De esta forma, la encarnación del hecho Vietnam en el rescate de unas competencias por el Congreso norteamericano es el tortuoso camino que ha de recorrer cualquier futura Administración en Washington para defender las fronteras de su patio trasero en la cinta de tierra centroamericana. No son, por tanto, los contras lo que importa. Con aprobación o no del Congreso apabullan los medios que tiene cualquier presidente americano de hacer llegar una ayuda suficiente y militar a los guerrilleros que grotescamente ha comparado a los voluntarios de Bolívar; lo que votan congresistas y disputa el presidente americano es la conjuración de un fantasma: el derecho de Reagan y, quizá, de sus sucesores a fabricarse sus propios Vietnam.

Cuando hace 15 o 20 años los imaginativos revolucionarios de la generación del Che hablaban de crear a EE UU uno y cien Vietnam, se equivocaban. La lucha vietnamita lo que hizo fue negar a la política exterior norteamericana el lujo de riesgos parecidos. El primer Vietnam negó la vez al sueño del foquismo. Y hoy el favor plagado de limitaciones que los guerreros vietnamitas le hicieron a la política mundial de Washington, trata de deshacerlo un presidente republicano.

Un ilustre antecesor de Reagan, el genial y equivocado presidente Nixon, ha publicado apenas hace unas semanas un interesado testamento sobre su guerra de Vietnam. La obra se resume en un solo titular: No puede haber ningún otro Vietnam, pero Nixón cualifica la declaración añadiendo que lo que no debe haber es una nueva noche como la de Saigón; es decir, una derrota, nunca jamás.

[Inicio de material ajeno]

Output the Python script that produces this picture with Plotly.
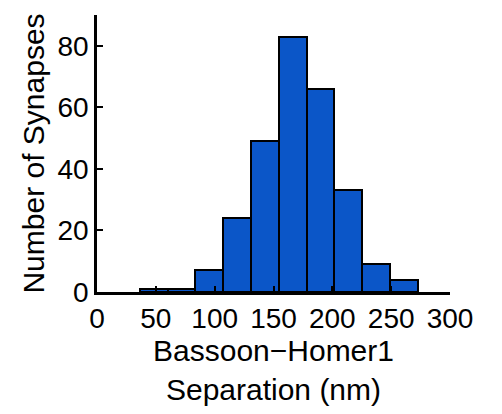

Las circunstancias de Nicaragua no son hoy comparables a las de Vietnam hace 10 años. El país centroamericano no tendría fronteras tras de las que buscar santuario, sino que estaría envuelto en una raya hostil; la URSS no podría ni querría sostener a los sandinistas como hizo con los vietnamitas; ni habría China amiga en la vecindad. Nicaragua no puede, por tanto, garantizar esa derrota. Queda, por tanto, que sean el propio EE UU, su opinión y su Congreso, quienes hagan imposible un nuevo Vietnam, de la misma forma que pusieron fin al que vivió su último momento de hostilidades hoy hace 10 años. A las 7.53, hora local, a 30 de abril de 1975, el último marine era evacuado en helicóptero de la azotea de la. Embajada de EE UU en Saigón. Por una larga avenida de bulevares al otro extremo de la ciudad. una unidad de tanques norvietnamitas consumaba la gran tragedia americana.